The rest of the roster includes redshirt sophomores Jacob Everts and Marc MacDonald and freshman Miles Curley. Everts has battled some health issues, but appears to be on track now, while MacDonald continues to improve and Curley has been playing well in the team’s qualifying competition to determine the active squad for tournaments.

“We’ve got, top to bottom, eight players who are as good as we’ve had in awhile,” Hardwick said. “There’s not any great distant from the top to the bottom.”

The Hokies play their traditionally difficult spring slate, starting with the tournament in Puerto Rico. The ACC Championships are held April 20-22 at the Old North State course at Baden Lake, N.C., and the ACC again is strong this season, with four teams in the top 20, according to Golfweek’s rankings.

The Hokies played well in the fall, and they have gotten more practice time this winter than in winters past because of the mild weather this winter in Southwest Virginia. The veterans are looking better, and the freshmen showed a lot in the fall despite not having seen the courses and give promise to a bright future.

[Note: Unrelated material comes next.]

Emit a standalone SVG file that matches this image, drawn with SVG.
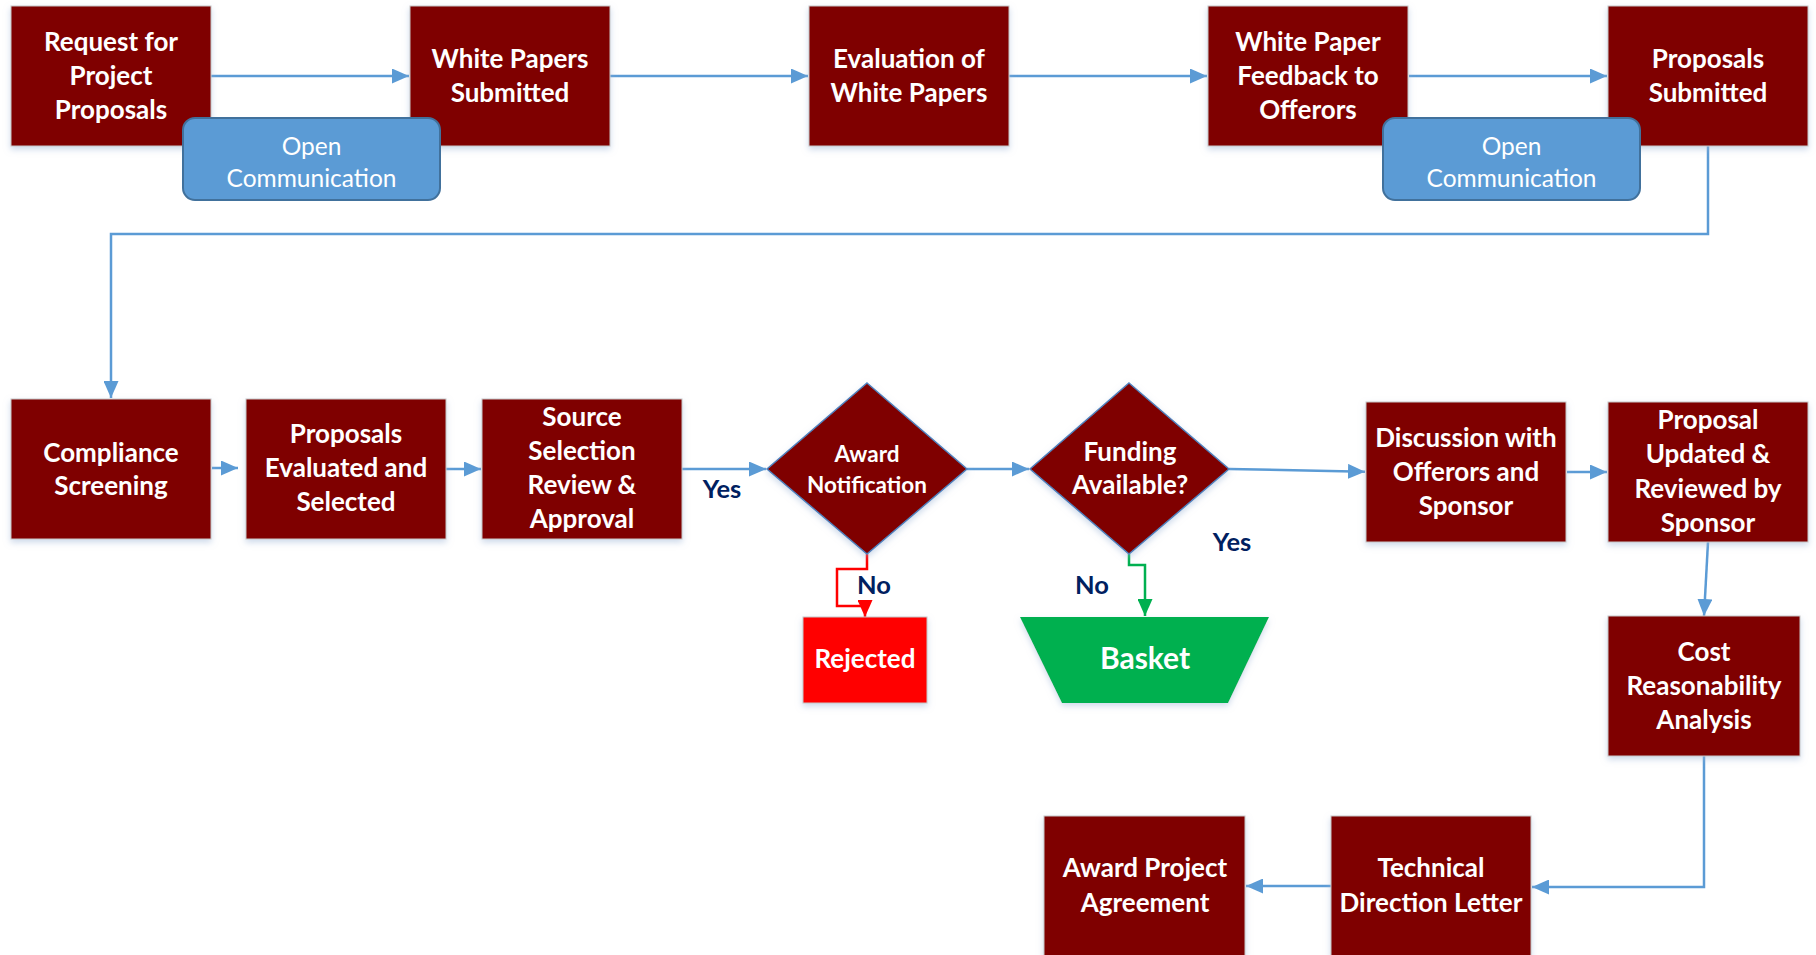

And the team is smart, with six of eight players sporting a 3.0 grade-point average or better and three of them making the Dean’s List this past fall – something that usually correlates to good golf.

All that has Hardwick optimistic about the team’s chances this spring.

“I’m encouraged,” he said. “I thought we had some really bright moments in the fall against a good strong schedule. We finished in the top five four times, so I’m encouraged about that.”

The NCAA East Regional this year will be held at the Grandover Resort in Greensboro, N.C., on May 17-19, while the national championships will be held at Riviera Country Club outside of Los Angeles on May 29-June 3.